Le sanctuaire porte en lui toute cette symbolique. Construit de 1912 à 1920, il est dédié aux âmes divines de l'empereur et de sa femme. Ses matériaux datent de 1958 car il a été reconstruit après avoir été détruit par les bombardements alliés durant la Seconde Guerre mondiale.
















On accède au sanctuaire par deux torii monumentaux. Le second, qui jouxte l'entrée d'un jardin japonais traditionnel, est le plus grand du pays dans le style Myojin, c'est-à-dire deux piliers qui relient une assise transversale.

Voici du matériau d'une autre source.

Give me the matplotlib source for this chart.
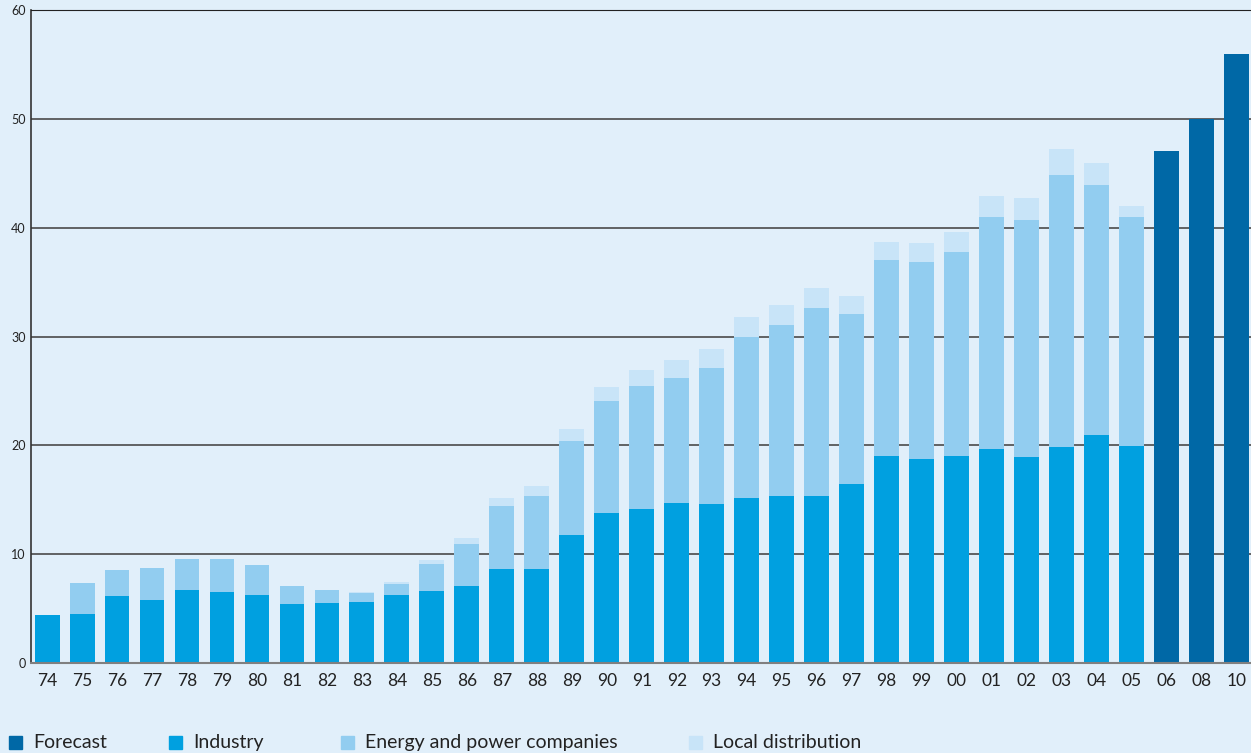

Ce torii a des dimensions colossales : haut de 12 mètres, chaque pilier a un diamètre de 1.2 mètre et la distance entre les deux piliers est de 9.1 mètres. Reconstruit à l'identique de l'original de 1920, il a été façonné en cyprès japonais appelé hiraki, provenant de Taiwan et vieux de... 1.500 ans. La provenance de ce bois est également très symbolique. Taiwan est en effet la première acquisition extérieure importante du Japon en 1895 suite à la guerre sino-japonaise. Cette politique était un souhait de l'empereur Meiji, aidé dans le commandement militaire par Louis-Émile Bertin, savant et ingénieur naval de génie. Ce dernier, en mission commandée, permit au Japon d'acquérir une puissance navale supérieure à celle de la Chine. Bertin était l'un des meilleurs amis de Mutsuhito et était, vous l'avez compris, français... Le dernier texte que j'ai signé pour le site Internet de l'Institut a sa dernière phrase, soufflée par Matthieu, mon directeur, caractéristique de cette situation : "La France, le Japon. Si loin, si proche." Elle se révèle si vraie en somme.